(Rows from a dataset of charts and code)
_ _ _ _
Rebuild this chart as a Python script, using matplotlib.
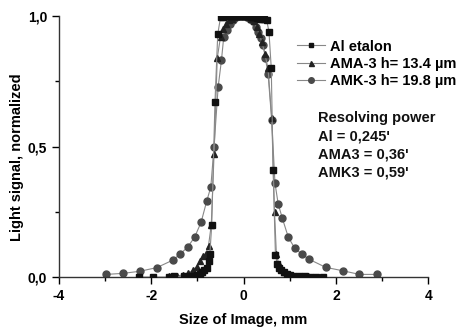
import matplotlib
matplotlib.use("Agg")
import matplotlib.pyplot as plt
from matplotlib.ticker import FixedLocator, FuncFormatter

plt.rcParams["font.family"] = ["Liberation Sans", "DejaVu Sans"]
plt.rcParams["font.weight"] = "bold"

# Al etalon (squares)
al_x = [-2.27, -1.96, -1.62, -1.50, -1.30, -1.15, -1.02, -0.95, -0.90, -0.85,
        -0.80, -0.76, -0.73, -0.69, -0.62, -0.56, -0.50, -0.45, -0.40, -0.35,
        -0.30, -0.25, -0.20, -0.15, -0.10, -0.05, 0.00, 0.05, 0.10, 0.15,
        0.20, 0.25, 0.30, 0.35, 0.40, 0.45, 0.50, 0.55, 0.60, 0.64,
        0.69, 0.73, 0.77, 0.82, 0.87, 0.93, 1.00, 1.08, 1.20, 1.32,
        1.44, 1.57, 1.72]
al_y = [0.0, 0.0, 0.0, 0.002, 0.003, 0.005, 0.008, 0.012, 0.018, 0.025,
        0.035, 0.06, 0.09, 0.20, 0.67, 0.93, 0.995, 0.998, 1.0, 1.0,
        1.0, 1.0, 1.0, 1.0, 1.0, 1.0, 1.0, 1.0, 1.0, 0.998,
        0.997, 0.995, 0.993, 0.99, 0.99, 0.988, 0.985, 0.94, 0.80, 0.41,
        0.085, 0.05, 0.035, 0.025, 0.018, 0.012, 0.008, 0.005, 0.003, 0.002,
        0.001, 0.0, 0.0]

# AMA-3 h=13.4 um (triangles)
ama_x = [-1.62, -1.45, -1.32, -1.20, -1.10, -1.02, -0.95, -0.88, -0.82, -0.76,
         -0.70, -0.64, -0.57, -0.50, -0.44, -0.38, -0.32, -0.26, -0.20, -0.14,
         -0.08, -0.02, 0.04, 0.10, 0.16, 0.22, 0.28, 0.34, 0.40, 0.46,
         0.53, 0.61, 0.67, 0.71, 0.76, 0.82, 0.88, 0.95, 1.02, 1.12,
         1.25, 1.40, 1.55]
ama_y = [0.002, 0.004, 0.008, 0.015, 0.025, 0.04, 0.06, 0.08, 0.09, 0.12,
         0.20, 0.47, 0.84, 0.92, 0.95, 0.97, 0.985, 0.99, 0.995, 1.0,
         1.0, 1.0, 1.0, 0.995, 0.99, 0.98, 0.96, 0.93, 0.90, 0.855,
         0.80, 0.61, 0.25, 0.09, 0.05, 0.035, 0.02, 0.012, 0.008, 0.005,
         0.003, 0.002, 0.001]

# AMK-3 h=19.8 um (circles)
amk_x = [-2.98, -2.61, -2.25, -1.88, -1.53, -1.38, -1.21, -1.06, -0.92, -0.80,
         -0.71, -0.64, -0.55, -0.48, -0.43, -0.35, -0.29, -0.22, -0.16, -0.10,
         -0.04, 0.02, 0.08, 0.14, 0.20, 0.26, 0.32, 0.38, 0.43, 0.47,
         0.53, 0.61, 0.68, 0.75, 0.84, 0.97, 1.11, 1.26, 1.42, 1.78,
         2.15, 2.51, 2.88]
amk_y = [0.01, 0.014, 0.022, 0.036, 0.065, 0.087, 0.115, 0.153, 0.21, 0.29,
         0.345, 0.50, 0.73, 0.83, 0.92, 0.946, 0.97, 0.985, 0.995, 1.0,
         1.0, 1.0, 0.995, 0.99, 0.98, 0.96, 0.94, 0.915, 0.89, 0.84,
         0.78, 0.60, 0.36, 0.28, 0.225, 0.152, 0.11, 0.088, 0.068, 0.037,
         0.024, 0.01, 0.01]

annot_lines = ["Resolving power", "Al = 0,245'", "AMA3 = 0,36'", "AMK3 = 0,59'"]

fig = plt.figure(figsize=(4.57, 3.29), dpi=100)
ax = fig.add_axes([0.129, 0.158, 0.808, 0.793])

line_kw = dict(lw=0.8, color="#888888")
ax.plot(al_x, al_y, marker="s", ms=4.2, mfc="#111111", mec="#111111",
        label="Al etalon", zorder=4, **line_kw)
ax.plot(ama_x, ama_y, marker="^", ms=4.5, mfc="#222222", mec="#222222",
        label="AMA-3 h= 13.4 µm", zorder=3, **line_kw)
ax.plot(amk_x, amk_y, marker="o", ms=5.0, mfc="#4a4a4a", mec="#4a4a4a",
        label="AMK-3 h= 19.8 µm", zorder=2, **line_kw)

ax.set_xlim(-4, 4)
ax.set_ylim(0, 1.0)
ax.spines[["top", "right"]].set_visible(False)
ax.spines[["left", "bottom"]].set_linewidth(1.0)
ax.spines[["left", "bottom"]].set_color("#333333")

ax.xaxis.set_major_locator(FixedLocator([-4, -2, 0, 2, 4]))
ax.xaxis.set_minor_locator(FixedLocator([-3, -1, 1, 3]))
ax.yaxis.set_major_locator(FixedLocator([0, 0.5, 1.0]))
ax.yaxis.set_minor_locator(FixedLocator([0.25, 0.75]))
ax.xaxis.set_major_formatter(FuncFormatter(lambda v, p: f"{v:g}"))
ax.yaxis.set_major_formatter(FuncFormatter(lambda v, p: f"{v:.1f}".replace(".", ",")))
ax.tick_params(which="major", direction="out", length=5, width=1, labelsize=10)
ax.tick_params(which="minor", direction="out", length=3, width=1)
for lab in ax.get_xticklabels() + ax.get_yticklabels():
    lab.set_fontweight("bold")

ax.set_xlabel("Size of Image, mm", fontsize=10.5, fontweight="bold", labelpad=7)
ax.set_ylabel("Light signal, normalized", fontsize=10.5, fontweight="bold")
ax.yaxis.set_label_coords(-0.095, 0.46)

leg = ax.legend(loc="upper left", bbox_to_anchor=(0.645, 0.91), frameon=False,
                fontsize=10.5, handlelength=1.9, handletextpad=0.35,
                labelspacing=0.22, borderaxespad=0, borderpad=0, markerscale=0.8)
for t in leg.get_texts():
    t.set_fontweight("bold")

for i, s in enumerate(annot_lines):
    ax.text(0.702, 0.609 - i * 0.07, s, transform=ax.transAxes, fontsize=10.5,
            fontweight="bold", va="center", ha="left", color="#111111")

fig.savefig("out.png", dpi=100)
_ _ _ _
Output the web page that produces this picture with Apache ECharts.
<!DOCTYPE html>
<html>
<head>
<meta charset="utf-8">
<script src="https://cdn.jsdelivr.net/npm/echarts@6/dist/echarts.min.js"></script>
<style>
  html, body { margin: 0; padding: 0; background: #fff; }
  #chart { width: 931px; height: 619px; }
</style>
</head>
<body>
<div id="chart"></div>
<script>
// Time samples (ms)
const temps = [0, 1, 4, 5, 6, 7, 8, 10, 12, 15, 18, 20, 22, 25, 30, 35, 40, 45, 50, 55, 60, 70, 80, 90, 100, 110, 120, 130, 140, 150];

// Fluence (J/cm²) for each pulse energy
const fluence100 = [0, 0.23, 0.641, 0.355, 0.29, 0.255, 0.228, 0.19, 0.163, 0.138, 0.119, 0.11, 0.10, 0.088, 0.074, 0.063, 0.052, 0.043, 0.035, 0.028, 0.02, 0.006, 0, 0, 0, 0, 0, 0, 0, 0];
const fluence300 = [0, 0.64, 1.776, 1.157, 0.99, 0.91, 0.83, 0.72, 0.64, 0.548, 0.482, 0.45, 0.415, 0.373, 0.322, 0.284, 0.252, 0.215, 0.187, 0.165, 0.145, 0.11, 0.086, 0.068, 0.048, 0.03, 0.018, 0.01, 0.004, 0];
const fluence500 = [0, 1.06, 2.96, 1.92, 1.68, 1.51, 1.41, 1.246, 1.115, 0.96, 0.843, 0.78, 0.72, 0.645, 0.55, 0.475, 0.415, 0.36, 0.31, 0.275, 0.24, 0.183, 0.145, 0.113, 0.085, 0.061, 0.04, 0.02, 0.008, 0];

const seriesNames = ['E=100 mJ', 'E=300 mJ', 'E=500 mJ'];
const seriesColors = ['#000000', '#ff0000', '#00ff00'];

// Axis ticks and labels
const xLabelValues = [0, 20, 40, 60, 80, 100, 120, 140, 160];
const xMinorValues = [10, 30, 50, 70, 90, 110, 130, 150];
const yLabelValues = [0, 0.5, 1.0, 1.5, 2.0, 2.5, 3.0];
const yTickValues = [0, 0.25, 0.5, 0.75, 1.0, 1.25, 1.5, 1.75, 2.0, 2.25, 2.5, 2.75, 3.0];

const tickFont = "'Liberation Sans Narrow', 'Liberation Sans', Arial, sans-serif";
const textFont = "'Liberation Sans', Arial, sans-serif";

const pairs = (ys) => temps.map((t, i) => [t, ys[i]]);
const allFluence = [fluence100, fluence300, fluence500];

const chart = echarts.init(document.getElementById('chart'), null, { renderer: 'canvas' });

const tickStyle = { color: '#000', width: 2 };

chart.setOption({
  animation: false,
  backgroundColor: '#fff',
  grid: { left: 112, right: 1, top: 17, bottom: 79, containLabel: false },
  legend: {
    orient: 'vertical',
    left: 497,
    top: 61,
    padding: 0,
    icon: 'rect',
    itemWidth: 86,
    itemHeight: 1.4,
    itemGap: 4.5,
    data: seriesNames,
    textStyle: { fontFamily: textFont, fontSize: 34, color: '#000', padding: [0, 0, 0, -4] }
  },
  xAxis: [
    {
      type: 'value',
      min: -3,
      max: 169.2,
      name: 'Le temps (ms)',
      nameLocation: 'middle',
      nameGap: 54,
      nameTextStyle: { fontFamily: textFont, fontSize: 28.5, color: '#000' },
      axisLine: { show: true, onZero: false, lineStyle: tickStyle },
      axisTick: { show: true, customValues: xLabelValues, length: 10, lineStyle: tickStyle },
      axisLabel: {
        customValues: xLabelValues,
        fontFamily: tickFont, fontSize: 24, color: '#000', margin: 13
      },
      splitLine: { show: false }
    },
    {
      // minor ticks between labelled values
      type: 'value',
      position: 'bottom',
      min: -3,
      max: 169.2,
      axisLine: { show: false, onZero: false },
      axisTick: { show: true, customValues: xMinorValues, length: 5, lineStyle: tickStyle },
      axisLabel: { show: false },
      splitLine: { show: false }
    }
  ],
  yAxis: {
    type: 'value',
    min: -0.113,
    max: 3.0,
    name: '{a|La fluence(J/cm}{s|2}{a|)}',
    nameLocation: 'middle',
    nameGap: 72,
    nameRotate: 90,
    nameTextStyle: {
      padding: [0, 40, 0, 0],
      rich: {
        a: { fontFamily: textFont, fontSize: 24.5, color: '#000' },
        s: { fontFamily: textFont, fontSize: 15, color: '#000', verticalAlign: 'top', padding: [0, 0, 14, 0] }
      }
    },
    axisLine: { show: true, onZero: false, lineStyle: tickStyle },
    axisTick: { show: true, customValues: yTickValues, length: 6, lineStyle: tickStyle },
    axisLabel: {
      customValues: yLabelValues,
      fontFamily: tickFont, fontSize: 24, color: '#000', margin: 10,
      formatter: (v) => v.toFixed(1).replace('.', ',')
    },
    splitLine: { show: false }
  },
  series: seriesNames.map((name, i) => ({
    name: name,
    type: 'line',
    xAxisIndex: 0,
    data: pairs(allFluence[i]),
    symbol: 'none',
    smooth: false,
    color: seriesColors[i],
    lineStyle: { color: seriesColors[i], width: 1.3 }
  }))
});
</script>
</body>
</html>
_ _ _ _
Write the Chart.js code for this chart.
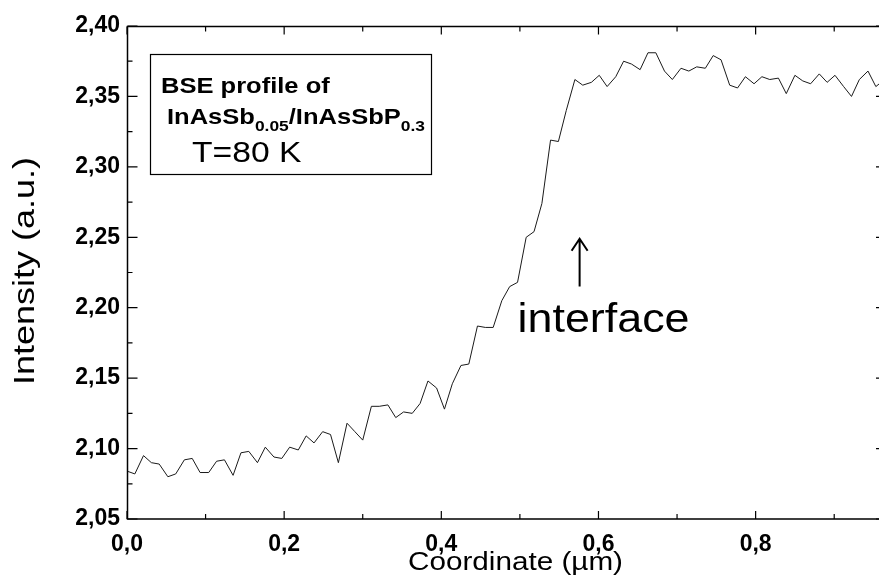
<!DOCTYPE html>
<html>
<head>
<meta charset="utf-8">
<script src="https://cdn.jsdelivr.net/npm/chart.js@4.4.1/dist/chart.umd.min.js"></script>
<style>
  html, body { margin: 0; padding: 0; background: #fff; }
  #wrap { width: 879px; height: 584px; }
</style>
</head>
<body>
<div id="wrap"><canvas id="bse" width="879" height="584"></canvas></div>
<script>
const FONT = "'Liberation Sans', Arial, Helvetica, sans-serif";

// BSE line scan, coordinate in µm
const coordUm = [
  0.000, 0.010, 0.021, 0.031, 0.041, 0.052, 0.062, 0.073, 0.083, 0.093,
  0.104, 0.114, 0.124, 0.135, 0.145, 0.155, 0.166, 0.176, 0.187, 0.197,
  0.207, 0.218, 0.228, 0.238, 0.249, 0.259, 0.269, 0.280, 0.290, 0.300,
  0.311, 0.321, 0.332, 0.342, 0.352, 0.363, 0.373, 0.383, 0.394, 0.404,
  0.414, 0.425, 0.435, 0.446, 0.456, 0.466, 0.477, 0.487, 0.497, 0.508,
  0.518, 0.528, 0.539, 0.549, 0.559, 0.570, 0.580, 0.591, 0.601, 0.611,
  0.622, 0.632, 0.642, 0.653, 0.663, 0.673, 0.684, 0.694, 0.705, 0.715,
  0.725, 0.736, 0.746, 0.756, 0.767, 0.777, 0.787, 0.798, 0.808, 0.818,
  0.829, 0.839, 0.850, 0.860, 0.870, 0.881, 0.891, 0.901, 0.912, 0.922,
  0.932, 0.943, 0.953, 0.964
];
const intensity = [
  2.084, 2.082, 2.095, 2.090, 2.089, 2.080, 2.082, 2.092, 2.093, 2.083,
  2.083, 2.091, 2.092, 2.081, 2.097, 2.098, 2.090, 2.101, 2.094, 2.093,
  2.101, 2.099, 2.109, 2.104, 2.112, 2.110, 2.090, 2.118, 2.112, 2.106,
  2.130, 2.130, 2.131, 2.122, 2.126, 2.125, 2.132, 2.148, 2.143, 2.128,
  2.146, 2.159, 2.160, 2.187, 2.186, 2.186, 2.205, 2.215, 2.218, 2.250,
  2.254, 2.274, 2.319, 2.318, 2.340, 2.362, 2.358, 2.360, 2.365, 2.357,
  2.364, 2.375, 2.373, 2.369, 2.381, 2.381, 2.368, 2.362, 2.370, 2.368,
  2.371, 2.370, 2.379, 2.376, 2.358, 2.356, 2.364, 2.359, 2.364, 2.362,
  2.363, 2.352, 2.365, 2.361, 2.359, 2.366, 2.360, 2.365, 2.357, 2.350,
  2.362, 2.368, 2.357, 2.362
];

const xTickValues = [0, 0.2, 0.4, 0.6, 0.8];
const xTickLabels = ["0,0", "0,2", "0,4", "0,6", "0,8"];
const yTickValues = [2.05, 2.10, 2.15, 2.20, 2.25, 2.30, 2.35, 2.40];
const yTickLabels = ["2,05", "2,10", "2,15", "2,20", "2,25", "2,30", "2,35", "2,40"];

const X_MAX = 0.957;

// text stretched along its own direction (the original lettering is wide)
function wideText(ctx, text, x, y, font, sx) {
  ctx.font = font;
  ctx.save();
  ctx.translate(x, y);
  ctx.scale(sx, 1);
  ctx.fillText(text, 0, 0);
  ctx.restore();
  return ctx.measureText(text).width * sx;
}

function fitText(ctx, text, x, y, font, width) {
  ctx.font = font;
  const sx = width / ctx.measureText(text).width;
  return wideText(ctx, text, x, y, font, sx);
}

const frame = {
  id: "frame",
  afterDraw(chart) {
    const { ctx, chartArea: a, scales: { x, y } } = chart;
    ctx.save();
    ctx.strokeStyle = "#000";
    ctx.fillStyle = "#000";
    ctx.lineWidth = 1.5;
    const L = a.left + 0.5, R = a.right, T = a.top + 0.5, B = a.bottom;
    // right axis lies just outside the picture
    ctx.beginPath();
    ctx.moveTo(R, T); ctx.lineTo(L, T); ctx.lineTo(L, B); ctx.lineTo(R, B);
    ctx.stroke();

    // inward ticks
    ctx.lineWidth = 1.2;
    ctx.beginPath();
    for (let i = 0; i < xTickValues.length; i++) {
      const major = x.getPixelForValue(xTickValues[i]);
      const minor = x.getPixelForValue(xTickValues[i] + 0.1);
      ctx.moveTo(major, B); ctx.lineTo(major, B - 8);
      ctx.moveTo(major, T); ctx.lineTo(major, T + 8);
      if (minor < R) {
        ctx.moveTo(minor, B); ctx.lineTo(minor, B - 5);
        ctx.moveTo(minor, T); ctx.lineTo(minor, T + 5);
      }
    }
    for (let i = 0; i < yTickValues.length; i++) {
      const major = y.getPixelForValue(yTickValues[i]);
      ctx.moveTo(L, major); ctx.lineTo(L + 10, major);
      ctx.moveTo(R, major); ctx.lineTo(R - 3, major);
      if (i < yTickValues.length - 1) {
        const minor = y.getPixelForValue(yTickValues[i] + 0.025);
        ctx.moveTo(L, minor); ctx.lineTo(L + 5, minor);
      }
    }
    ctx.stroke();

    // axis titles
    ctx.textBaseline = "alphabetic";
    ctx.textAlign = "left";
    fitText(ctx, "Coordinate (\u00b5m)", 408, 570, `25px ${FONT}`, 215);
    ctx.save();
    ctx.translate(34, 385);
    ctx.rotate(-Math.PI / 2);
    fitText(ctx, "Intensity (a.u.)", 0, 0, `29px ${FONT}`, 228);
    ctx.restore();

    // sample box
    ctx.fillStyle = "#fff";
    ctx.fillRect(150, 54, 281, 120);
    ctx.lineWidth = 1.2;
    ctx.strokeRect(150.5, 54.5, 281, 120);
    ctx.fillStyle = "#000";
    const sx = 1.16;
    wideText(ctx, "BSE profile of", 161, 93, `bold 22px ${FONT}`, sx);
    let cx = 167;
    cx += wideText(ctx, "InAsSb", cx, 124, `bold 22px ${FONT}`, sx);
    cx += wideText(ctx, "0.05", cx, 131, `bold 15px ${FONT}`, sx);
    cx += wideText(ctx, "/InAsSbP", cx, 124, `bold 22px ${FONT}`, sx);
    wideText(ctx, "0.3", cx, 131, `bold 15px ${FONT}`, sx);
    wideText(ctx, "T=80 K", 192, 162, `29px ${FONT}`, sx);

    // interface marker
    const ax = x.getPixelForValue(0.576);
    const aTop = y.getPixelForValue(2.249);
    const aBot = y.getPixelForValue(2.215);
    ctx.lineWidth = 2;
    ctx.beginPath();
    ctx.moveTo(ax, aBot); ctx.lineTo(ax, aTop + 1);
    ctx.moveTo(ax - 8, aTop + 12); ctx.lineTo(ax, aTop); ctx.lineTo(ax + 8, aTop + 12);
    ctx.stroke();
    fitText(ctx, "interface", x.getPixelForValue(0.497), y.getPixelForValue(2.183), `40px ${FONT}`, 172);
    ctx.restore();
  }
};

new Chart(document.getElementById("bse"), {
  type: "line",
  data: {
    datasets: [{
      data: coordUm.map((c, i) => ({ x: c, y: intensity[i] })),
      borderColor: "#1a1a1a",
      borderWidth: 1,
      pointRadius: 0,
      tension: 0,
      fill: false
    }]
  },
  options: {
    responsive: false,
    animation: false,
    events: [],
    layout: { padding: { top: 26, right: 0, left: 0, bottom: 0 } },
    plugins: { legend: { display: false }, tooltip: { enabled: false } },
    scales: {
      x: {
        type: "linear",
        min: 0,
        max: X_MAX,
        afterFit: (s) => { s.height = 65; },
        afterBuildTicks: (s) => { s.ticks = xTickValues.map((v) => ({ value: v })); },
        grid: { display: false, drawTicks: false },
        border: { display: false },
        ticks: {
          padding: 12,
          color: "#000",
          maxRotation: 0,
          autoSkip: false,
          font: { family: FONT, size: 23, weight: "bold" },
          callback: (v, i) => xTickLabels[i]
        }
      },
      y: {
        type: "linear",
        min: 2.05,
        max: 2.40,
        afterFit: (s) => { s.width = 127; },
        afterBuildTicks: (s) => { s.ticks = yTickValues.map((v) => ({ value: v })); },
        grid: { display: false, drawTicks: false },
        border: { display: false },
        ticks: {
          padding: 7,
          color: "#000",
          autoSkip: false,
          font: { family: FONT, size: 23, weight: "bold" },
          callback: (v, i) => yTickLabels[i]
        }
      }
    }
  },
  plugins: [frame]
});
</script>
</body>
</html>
_ _ _ _
Directions: Up in the listing, locate the line with "Rebuild this chart"; print it and every line after it down to the line with "0.003, 0.002, 0.001]", which is included too. Skip the pictures.

Answer for this exercise:
Rebuild this chart as a Python script, using matplotlib.
import matplotlib
matplotlib.use("Agg")
import matplotlib.pyplot as plt
from matplotlib.ticker import FixedLocator, FuncFormatter

plt.rcParams["font.family"] = ["Liberation Sans", "DejaVu Sans"]
plt.rcParams["font.weight"] = "bold"

# Al etalon (squares)
al_x = [-2.27, -1.96, -1.62, -1.50, -1.30, -1.15, -1.02, -0.95, -0.90, -0.85,
        -0.80, -0.76, -0.73, -0.69, -0.62, -0.56, -0.50, -0.45, -0.40, -0.35,
        -0.30, -0.25, -0.20, -0.15, -0.10, -0.05, 0.00, 0.05, 0.10, 0.15,
        0.20, 0.25, 0.30, 0.35, 0.40, 0.45, 0.50, 0.55, 0.60, 0.64,
        0.69, 0.73, 0.77, 0.82, 0.87, 0.93, 1.00, 1.08, 1.20, 1.32,
        1.44, 1.57, 1.72]
al_y = [0.0, 0.0, 0.0, 0.002, 0.003, 0.005, 0.008, 0.012, 0.018, 0.025,
        0.035, 0.06, 0.09, 0.20, 0.67, 0.93, 0.995, 0.998, 1.0, 1.0,
        1.0, 1.0, 1.0, 1.0, 1.0, 1.0, 1.0, 1.0, 1.0, 0.998,
        0.997, 0.995, 0.993, 0.99, 0.99, 0.988, 0.985, 0.94, 0.80, 0.41,
        0.085, 0.05, 0.035, 0.025, 0.018, 0.012, 0.008, 0.005, 0.003, 0.002,
        0.001, 0.0, 0.0]

# AMA-3 h=13.4 um (triangles)
ama_x = [-1.62, -1.45, -1.32, -1.20, -1.10, -1.02, -0.95, -0.88, -0.82, -0.76,
         -0.70, -0.64, -0.57, -0.50, -0.44, -0.38, -0.32, -0.26, -0.20, -0.14,
         -0.08, -0.02, 0.04, 0.10, 0.16, 0.22, 0.28, 0.34, 0.40, 0.46,
         0.53, 0.61, 0.67, 0.71, 0.76, 0.82, 0.88, 0.95, 1.02, 1.12,
         1.25, 1.40, 1.55]
ama_y = [0.002, 0.004, 0.008, 0.015, 0.025, 0.04, 0.06, 0.08, 0.09, 0.12,
         0.20, 0.47, 0.84, 0.92, 0.95, 0.97, 0.985, 0.99, 0.995, 1.0,
         1.0, 1.0, 1.0, 0.995, 0.99, 0.98, 0.96, 0.93, 0.90, 0.855,
         0.80, 0.61, 0.25, 0.09, 0.05, 0.035, 0.02, 0.012, 0.008, 0.005,
         0.003, 0.002, 0.001]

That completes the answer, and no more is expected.